AS 2305 has largely remained the same after it was issued in 1989. But since then, the PCAOB issued risk assessment standards, and there has been an increase in the use of technology by auditors.

When the PCAOB was established by the Sarbanes-Oxley Act of 2002, the board adopted AICPA standards on an interim basis.

The update also shows two projects that were added to the mid-term agenda, which are items that board action is not expected in the next 12 months.

The first project is Use of a Service Organization, and the board is studying whether and how AS 2601Consideration of an Entity’s Use of a Service Organization, should be revised “to reflect changes in how companies use services of third parties that are relevant to the company’s own internal controls over financial reporting and developments in practice.”

The other project is Interim Financial Information Reviews. And the board is considering updates to AS 4105, Reviews of Interim Financial Information, “in connection with the Interim Standards project to reflect changes in the auditing and reporting environment.”

Currently, there are seven other short-term standard-setting projects for a total of nine.

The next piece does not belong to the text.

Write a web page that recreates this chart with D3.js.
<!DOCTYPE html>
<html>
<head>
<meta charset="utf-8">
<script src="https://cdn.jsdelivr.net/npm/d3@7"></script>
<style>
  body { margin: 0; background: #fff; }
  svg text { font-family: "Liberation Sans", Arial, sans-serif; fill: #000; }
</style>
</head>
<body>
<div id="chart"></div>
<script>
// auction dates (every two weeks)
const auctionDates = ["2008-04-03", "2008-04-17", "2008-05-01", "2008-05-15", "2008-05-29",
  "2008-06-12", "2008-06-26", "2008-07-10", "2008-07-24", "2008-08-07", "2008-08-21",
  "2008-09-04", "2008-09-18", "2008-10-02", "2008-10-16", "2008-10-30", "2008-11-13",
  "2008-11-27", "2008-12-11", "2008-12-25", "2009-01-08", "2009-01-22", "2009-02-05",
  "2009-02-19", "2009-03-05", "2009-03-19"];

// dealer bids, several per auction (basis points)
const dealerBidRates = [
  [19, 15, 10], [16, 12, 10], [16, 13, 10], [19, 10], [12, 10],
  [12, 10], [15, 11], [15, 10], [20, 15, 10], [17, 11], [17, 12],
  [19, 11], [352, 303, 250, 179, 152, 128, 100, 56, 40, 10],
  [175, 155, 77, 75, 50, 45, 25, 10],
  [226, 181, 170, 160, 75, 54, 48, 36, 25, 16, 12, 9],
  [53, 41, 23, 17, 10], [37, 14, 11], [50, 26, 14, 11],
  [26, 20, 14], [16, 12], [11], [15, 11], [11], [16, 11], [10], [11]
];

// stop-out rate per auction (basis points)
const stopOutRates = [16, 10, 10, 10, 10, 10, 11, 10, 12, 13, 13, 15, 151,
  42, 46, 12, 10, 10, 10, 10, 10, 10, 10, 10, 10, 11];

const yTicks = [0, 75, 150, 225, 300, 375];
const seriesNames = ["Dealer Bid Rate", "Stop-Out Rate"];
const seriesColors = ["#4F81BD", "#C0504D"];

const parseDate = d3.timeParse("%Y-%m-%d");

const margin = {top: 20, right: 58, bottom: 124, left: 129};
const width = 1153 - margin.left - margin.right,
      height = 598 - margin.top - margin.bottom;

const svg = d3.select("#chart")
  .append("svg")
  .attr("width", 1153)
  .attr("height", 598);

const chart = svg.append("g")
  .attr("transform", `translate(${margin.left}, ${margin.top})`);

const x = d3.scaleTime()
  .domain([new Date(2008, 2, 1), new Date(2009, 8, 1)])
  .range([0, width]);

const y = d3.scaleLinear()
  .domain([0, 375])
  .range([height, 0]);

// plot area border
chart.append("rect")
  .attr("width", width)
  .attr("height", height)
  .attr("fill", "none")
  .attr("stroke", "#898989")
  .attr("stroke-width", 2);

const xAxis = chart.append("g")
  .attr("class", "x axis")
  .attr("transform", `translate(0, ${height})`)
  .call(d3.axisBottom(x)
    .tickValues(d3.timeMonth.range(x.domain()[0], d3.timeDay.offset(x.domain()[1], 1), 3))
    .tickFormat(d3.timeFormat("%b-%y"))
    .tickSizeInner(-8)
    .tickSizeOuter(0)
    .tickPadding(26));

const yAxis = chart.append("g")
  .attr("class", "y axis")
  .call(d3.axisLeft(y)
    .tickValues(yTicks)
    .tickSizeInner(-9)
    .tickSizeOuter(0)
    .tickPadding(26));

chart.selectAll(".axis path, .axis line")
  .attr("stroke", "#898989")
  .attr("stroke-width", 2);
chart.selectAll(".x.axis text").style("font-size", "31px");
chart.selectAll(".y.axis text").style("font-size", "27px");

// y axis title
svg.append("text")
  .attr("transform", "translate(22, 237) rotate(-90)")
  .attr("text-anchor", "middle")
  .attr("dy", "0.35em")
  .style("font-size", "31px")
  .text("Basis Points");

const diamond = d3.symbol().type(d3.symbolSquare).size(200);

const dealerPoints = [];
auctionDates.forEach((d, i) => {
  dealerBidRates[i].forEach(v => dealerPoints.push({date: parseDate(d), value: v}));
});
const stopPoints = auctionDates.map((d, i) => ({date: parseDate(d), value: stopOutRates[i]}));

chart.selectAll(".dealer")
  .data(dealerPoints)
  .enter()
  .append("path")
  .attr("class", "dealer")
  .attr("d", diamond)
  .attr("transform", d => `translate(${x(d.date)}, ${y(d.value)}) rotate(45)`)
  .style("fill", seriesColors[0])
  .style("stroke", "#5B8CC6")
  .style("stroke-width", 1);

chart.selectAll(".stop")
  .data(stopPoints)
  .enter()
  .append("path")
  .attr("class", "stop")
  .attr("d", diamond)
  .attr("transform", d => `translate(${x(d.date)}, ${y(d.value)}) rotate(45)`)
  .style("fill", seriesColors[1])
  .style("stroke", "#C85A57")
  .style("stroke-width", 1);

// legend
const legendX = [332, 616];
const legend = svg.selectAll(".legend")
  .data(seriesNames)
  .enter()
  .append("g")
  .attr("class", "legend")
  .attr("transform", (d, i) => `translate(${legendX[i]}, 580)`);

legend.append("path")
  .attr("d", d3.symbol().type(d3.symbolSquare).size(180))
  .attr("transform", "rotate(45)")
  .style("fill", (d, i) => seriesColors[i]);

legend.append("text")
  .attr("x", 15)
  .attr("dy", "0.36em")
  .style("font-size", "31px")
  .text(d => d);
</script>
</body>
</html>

The other seven are:

  • Quality Control—final standard adoption slated for 2023
  • Confirmation—final standard adoption planned for 2023
  • Noncompliance with Laws and Regulations—proposal in 2023
  • Attestation Standards Update—proposal in 2023
  • Going Concern—proposal in 2023
  • AS 1000 Series—proposal issued in March with next step pending review of feedback
  • Amendments Related to Certain Aspects of Designing and Performing Audit Procedures that Involve Technology-Assisted Data Analysis—proposal in 2023

There are five projects on the mid-term agenda: Fraud; Interim Ethics and Independence Standards; Use of a Service Organization; Interim Financial Information Reviews; and Interim Standards.

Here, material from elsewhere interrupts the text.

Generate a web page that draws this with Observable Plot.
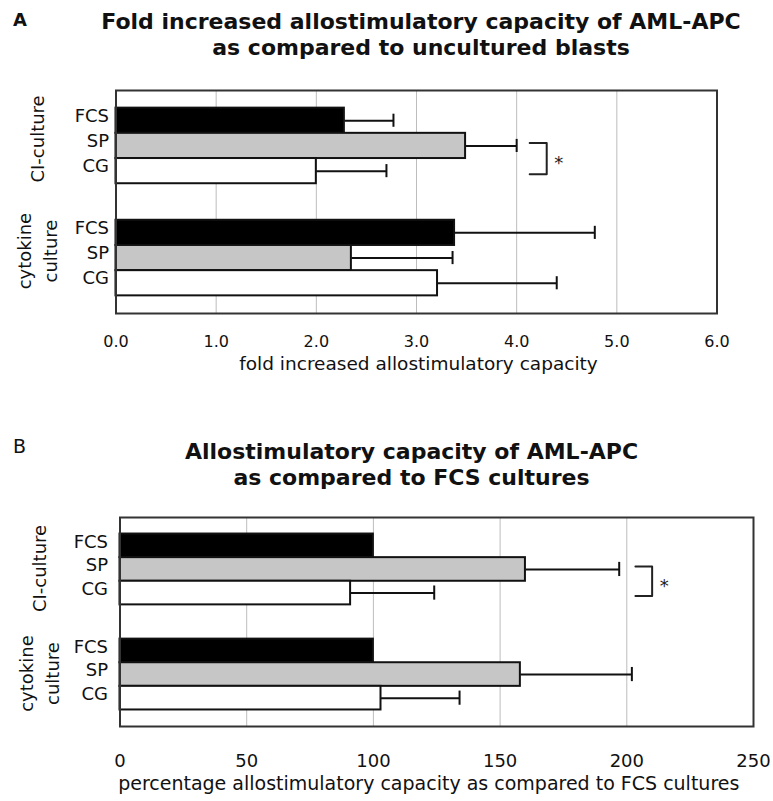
<!DOCTYPE html>
<html>
<head>
<meta charset="utf-8">
<script src="https://cdn.jsdelivr.net/npm/d3@7"></script>
<script src="https://cdn.jsdelivr.net/npm/@observablehq/plot@0.6"></script>
<style>
  html, body { margin: 0; padding: 0; background: #fff; }
  body { width: 773px; height: 801px; overflow: hidden; position: relative; font-family: "DejaVu Sans", sans-serif; color: #111; }
  .abs { position: absolute; z-index: 2; white-space: nowrap; }
  .title { font-weight: bold; font-size: 22px; line-height: 26px; text-align: center; width: 700px; }
  .plot { position: absolute; left: 0; z-index: 1; }
</style>
</head>
<body>
<div class="abs" style="left:13px; top:11px; font-weight:bold; font-size:18px; line-height:18px;">A</div>
<div class="abs title" style="left:71px; top:9px;">Fold increased allostimulatory capacity of AML-APC<br>as compared to uncultured blasts</div>
<div class="abs" style="left:13px; top:437px; font-size:19px; line-height:19px;">B</div>
<div class="abs title" style="left:61.5px; top:439px;">Allostimulatory capacity of AML-APC<br>as compared to FCS cultures</div>
<div id="pa" class="plot" style="top:0px;"></div>
<div id="pb" class="plot" style="top:500px;"></div>
<script>
// ---- data ----
const groups = ["CI-culture", "cytokine\nculture"];
const media = ["FCS", "SP", "CG"];
const foldMean = [2.28, 3.49, 2.00, 3.38, 2.35, 3.21];
const foldSD   = [0.49, 0.51, 0.70, 1.40, 1.01, 1.19];
const pctMean  = [100, 160, 91, 100, 158, 103];
const pctSD    = [null, 37, 33, null, 44, 31];
const foldTicks = [0, 1, 2, 3, 4, 5, 6];
const pctTicks  = [0, 50, 100, 150, 200, 250];
const foldLabel = "fold increased allostimulatory capacity";
const pctLabel  = "percentage allostimulatory capacity as compared to FCS cultures";
const sigFold = [{group: 0, from: 1, to: 2, x1: 4.13, x2: 4.30, label: "*"}];
const sigPct  = [{group: 0, from: 1, to: 2, x1: 203.4, x2: 210, label: "*"}];

// ---- layout ----
const GROUP_STEP = 4.45;
const yDomain = [-0.7, 8.15];
const rowPos = (g, m) => g * GROUP_STEP + m;

function buildRows(mean, sd) {
  const rows = [];
  groups.forEach((grp, g) => media.forEach((med, m) => {
    const i = g * media.length + m;
    rows.push({group: grp, medium: med, mean: mean[i], sd: sd[i], pos: rowPos(g, m)});
  }));
  return rows;
}

function panel(o) {
  const rows = buildRows(o.mean, o.sd);
  const errRows = rows.filter(d => d.sd != null);
  const groupData = groups.map((grp, g) => ({text: grp, pos: rowPos(g, 1) + 0.5}));
  const brackets = [];
  o.sig.forEach((s, k) => {
    const ya = rowPos(s.group, s.from) + 0.5 - 0.12;
    const yb = rowPos(s.group, s.to) + 0.5 + 0.12;
    brackets.push({k, x: s.x1, y: ya}, {k, x: s.x2, y: ya}, {k, x: s.x2, y: yb}, {k, x: s.x1, y: yb});
  });
  const stars = o.sig.map(s => ({label: s.label, x: s.x2, y: (rowPos(s.group, s.from) + rowPos(s.group, s.to)) / 2 + 0.5}));
  return Plot.plot({
    width: 773,
    height: o.height,
    marginTop: o.mt, marginBottom: o.mb, marginLeft: o.ml, marginRight: o.mr,
    style: {fontFamily: "DejaVu Sans", background: "transparent", color: "#111", overflow: "visible"},
    x: {domain: [o.ticks[0], o.ticks[o.ticks.length - 1]]},
    y: {domain: yDomain, reverse: true, axis: null},
    color: {domain: media, range: ["#000000", "#c6c6c6", "#ffffff"]},
    marks: [
      Plot.gridX(o.ticks, {stroke: "#bdbdbd", strokeOpacity: 1, strokeWidth: 1}),
      Plot.rect(rows, {x1: d => 0, x2: "mean", y1: "pos", y2: d => d.pos + 1, fill: "medium", stroke: "#111", strokeWidth: 2}),
      Plot.link(errRows, {x1: "mean", x2: d => d.mean + d.sd, y1: d => d.pos + 0.5, y2: d => d.pos + 0.5, stroke: "#111", strokeWidth: 2}),
      Plot.ruleX(errRows, {x: d => d.mean + d.sd, y1: d => d.pos + 0.5 - o.cap, y2: d => d.pos + 0.5 + o.cap, stroke: "#111", strokeWidth: 2}),
      Plot.line(brackets, {x: "x", y: "y", z: "k", stroke: "#222", strokeWidth: 2}),
      Plot.text(stars, {x: "x", y: "y", text: "label", dx: 12, dy: 5, fontSize: 18, fill: "#222"}),
      Plot.text(rows, {x: d => 0, y: d => d.pos + 0.5, text: "medium", textAnchor: "end", dx: o.catDx, dy: o.catDy, fontSize: 18, fill: "#111"}),
      Plot.text(groupData, {x: d => 0, y: "pos", text: "text", rotate: -90, dx: o.grpDx, dy: o.grpDy, fontSize: 18, lineHeight: 1.45, fill: "#111"}),
      Plot.frame({stroke: "#333", strokeWidth: 2}),
      Plot.axisX(o.ticks, {tickSize: 0, tickPadding: o.tickPad, fontSize: o.tickFont, tickFormat: o.fmt, label: null, fill: "#111"}),
      Plot.text([o.label], {frameAnchor: "bottom", dy: o.labelDy, dx: o.labelDx, fontSize: o.labelFont, fill: "#111"})
    ]
  });
}

document.getElementById("pa").append(panel({
  mean: foldMean, sd: foldSD, ticks: foldTicks, fmt: d => d.toFixed(1), label: foldLabel, sig: sigFold,
  height: 395, mt: 90, mb: 82, ml: 115.5, mr: 56.5,
  cap: 0.26, catDx: -7, catDy: -5, grpDx: -80, grpDy: -7,
  tickPad: 22, tickFont: 16, labelDy: 56, labelDx: 2, labelFont: 18.5
}));

document.getElementById("pb").append(panel({
  mean: pctMean, sd: pctSD, ticks: pctTicks, fmt: d => String(d), label: pctLabel, sig: sigPct,
  height: 301, mt: 17, mb: 75, ml: 119.5, mr: 20,
  cap: 0.3, catDx: -12, catDy: -4, grpDx: -82, grpDy: -1,
  tickPad: 27.5, tickFont: 18, labelDy: 63, labelDx: -8, labelFont: 19
}));
</script>
</body>
</html>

Four New Rulemaking Projects

In addition, the most recent update includes four new rulemaking projects—separate from standard-setting—with plans to issue proposals sometime this year on all of them.

They are as follows:

  • Contributory Liability—the board will consider changes to Rule 3502, Responsibility Not to Knowingly or Recklessly Contribute to Violations.
  • Firm Reporting & Transparency—the board will consider changes to audit firm reporting requirements, including periodic reporting requirements, special reporting requirements and other enhancements to the audit firm reporting framework.
  • Registration—the board will consider changes to enhance its audit firm registration program.
  • Follow-on Disciplinary Proceedings—the board will consider rule changes to expedite follow-on disciplinary proceedings against firms or associated individuals who have been convicted of certain crimes or were enjoined or sanctioned by a court or another regulator.

“Our new rulemakings also show our commitment to making enhancements that will allow the PCAOB to execute our mission to protect investors more effectively and efficiently,” Williams said.